The silence ends with a thank you and small talk resumes.

I haven’t quite left the clutches of university life.  The Rose Bowl lecture hall bulges out towards the back of Leeds Civic Hall. The modern green-tinted glass reflecting the off-white Portland stone that’s not as old as it looks.

Woodhouse Lane Car Park - a seven story concrete car park sat on plinth of mown grass

The seven-storey Brutalist Woodhouse Lane car park doesn’t appear to have won architectural awards but is impressive on its island of well-mown grass with its external ramp held up by hair-like cables dangling from a tooth comb of fourteen concrete beams.

I pass my last student outpost. Sky Plaza was the world’s tallest student accommodation when built. Together with its shorter neighbour, it houses more people than the average village, but this is no permanent settlement – it’s full of nomads who disappear in a few short years.

A subway entrance covered in graffiti

I’m hit by swish-swish sounds as I recross the A58(M) and descend through the new glass-fronted apartments of Carlton Gate. Suddenly the road slips out of sight behind a tree-lined bank and sucks away the noise. A park pops into view. A subway with its angry embellished mouth sucks me to the foot of Oatland Court. Rectangles of yellow mustard try to disguise the grey monoliths.

Sun shines on one solitary solar roof slapped in the centre of nine terrace box-like houses. The path leads under a bedroom where one house reaches out to touch the next. I wonder what those who sleep above think of those who walk below.

A pine tree with clusters of needles that converge on a verdant green heart that looks ready for spring while most trees still strive to shed their summer coats.
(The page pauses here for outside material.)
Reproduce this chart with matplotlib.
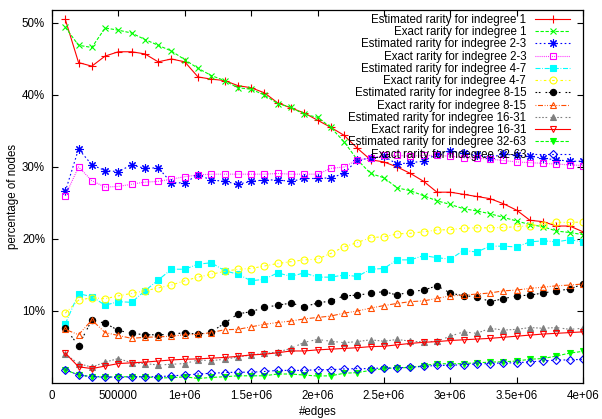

A bright blue pallet brightens the leaf-covered bank and MiK has enlivened a grey wall with tags of whites and yellows and blues and greens.

A tall Alder tree prospers between a six-lane junction and a two-lane slip road. Alders like the damp. Perhaps they’ve tapped the sunken Sheepscar Beck – an historic water course refurbishedwith £1.5 million to protect 250 businesses and 50 homes from floods. Alder, a native tree, largely unknown despite their beautiful spring-time yellow catkin flush.

My favourite bus, the 36, heads to Harrogate. The quiet, comforting battery-powered engine is overshadowed by the horrendous squeal of its brakes.

A flush of red and orange Pyracantha berries greets me and I am welcomed back to Chapeltown by a mosaic that promises a world of opportunity, diverse as the world itself and encourages me to expand and free my mind.


This walk was undertaken in November 2025 as part of the psychogeography unit of my MA in Creative Writing. Psychogeography was a term coined in 1955 by Guy Debord who defined it as ‘the study of the precise laws and specific effects of the geographical environment, consciously organized or not, on the emotions and behaviour of individuals’. The best known examples of modern British psychogeographic writing are Iain Sinclair’s London Orbital and Will Self’s Psychogeography, which is mostly a collection of his column in the Independent, which ran for five years from 4 October 2003.